You need to work out what is right for you, and then do it. But don’t put too much of your money into a bank account when it could be earning you more money elsewhere. Have a little to cover disasters, and put the surplus somewhere else where it can work for you, because NOT having a disaster, but having your money only earning 3% per annum, which is just barely ahead of inflation, would also be a disaster.

  1. MavistheMaven
    December 23rd, 2012 at 07:35 | #1

    Emergency savings is what you never, ever touch, except for emergencies. Some experts recommend a full year’s worth of living expenses. These last few years, some people lost their jobs and were unemployed for 2 – 3 years. Some are still unemployed. Six months wouldn’t have gotten them far.

    I had a year’s worth, was unemployed for just under two years, but unemployment helped get me through it. Then again, I had unexpected car and medical expenses (thousands of dollars for each), so a lot of my savings got used up for those things.

    Now, I just have a pot. It all goes in the pot. I guess I wouldn’t let the pot go below a year’s worth of income, so you could say that’s my emergency savings.
    References :

  2. Goonhilda
    December 23rd, 2012 at 08:00 | #2

    It all depends on how big an emergency you are likely to get.

    I work a full time job. I also work a casual weekend job. If I lost one of the jobs, I’d still probably have the other one. This is an important part of managing an emergency. Both my jobs are minimum wage jobs.

    I have two grand sitting aside for emergencies that can be accessed within 24 hours.

    We also have our house paid off, but have access to a massive amount of money in the redraw facility on our loan, because we have not closed the account. I count this as part of our emergency savings. It also means that any emergency savings we DO have will go further because accomodation is no longer an expense.

    Don’t focus on what books and sites tell you you need. Look at your individual situation and work out what is a good amount for you. I have money invested. I can draw upon it in an emergency, but it would have to be one hell of an emergency. But if my car blew up tomorrow, or the fridge stopped working, or I lost my job, we’d be all right until I found work again. Look at your situation and work out how much you’d need if you lost your job for six months. What can you do about your lifestyle to reduce the amount of money you need to maintain it? For us, it was paying our house off as fast as possible. It saved us a shiteload in interest, but it also means that we don’t need to pay rent. We minimized our debt, grow our own vegies, drive older cars, and live as cheaply as possible. If something bad happened, like one of us was out of work, we’d get a boarder into our home to cut the expenses.
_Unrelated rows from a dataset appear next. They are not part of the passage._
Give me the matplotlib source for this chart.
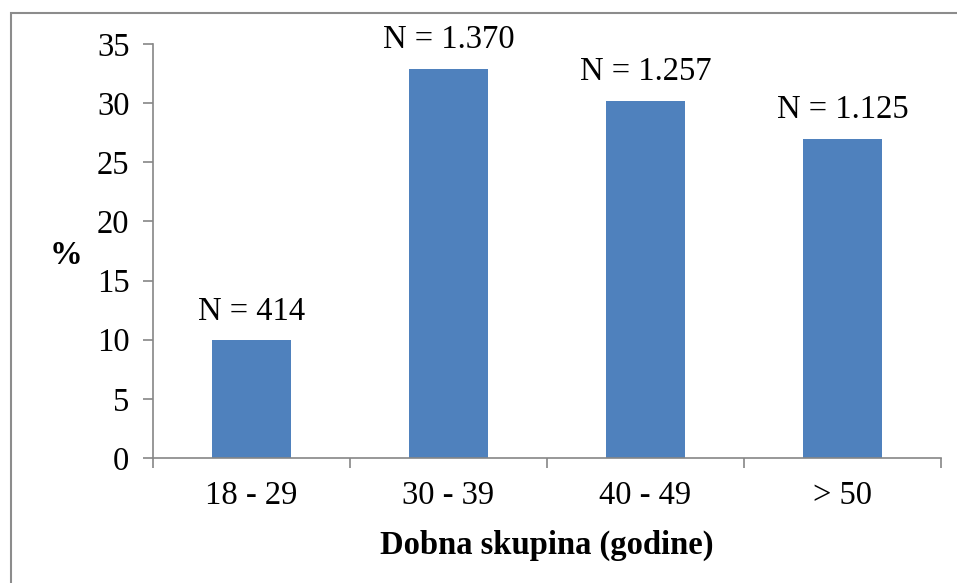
import matplotlib.pyplot as plt
from matplotlib.patches import Rectangle

plt.rcParams['font.family'] = ['Liberation Serif', 'DejaVu Serif']

categories = ['18 - 29', '30 - 39', '40 - 49', '> 50']
counts = [414, 1370, 1257, 1125]
labels = ['N = 414', 'N = 1.370', 'N = 1.257', 'N = 1.125']
total = sum(counts)
percent = [c / total * 100 for c in counts]

fig = plt.figure(figsize=(9.57, 5.83), dpi=100)
ax = fig.add_axes([0.1599, 0.2144, 0.9833 - 0.1599, 0.9245 - 0.2144])

x = list(range(len(categories)))
bars = ax.bar(x, percent, width=0.4, color='#4F81BD')

for i, p in enumerate(percent):
    ax.annotate(labels[i], (x[i], p), xytext=(0, 10), textcoords='offset points',
                ha='center', va='bottom', fontsize=23.5)

ax.set_xlim(-0.5, 3.5)
ax.set_ylim(0, 35)
ax.set_yticks(range(0, 36, 5))
ax.set_xticks(x)
ax.set_xticklabels(categories)
# category boundary ticks
ax.set_xticks([-0.5, 0.5, 1.5, 2.5, 3.5], minor=True)
ax.tick_params(axis='x', which='major', length=0, labelsize=23.5, pad=16)
ax.tick_params(axis='x', which='minor', length=7, color='#868686', width=1.2)
ax.tick_params(axis='y', length=7, color='#868686', width=1.2, labelsize=23.5, pad=10)

for s in ['top', 'right']:
    ax.spines[s].set_visible(False)
for s in ['left', 'bottom']:
    ax.spines[s].set_color('#868686')
    ax.spines[s].set_linewidth(1.2)

ax.set_xlabel('Dobna skupina (godine)', fontsize=23.5, fontweight='bold', labelpad=14)
fig.text(66 / 957, 1 - 255 / 583, '%', fontsize=23.5, fontweight='bold',
         ha='center', va='center')

# outer frame (clipped at right and bottom)
fig.patches.append(Rectangle((11 / 957, -0.05), 1.2, 1 - 13 / 583 + 0.05,
                             transform=fig.transFigure, fill=False,
                             edgecolor='#8c8c8c', linewidth=1.5))

fig.savefig('out.png', dpi=100)
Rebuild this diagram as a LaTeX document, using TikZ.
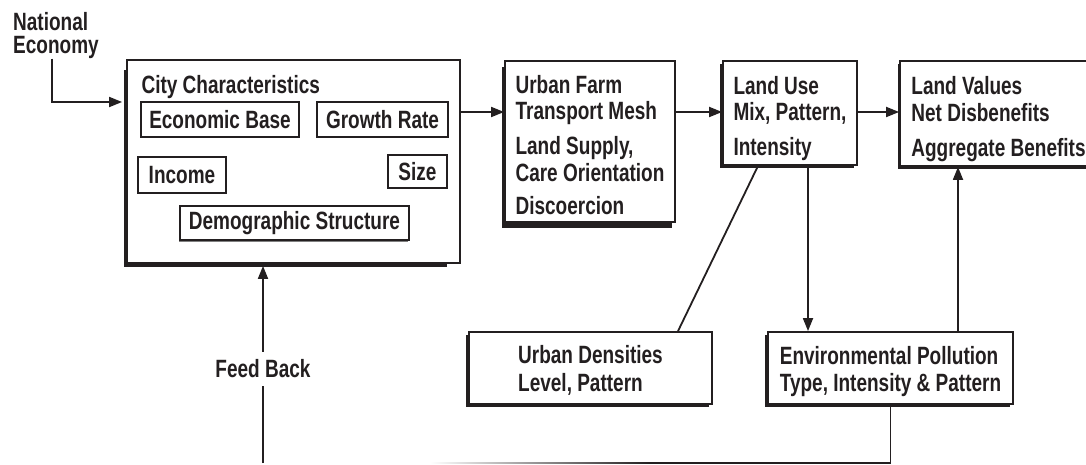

    You don’t want too much in emergency savings. You want enough to cover an initial emergency, and then some surplus money which is easily accessible, but is invested so that it earns you more money. For example, you could have a few grand in a bank account earning decent interest, and then have maybe ten grand sitting in a mutual or managed fund that you can access if you realise that your emergency is bigger than expected.

    You need to work out what is right for you, and then do it. But don’t put too much of your money into a bank account when it could be earning you more money elsewhere. Have a little to cover disasters, and put the surplus somewhere else where it can work for you, because NOT having a disaster, but having your money only earning 3% per annum, which is just barely ahead of inflation, would also be a disaster.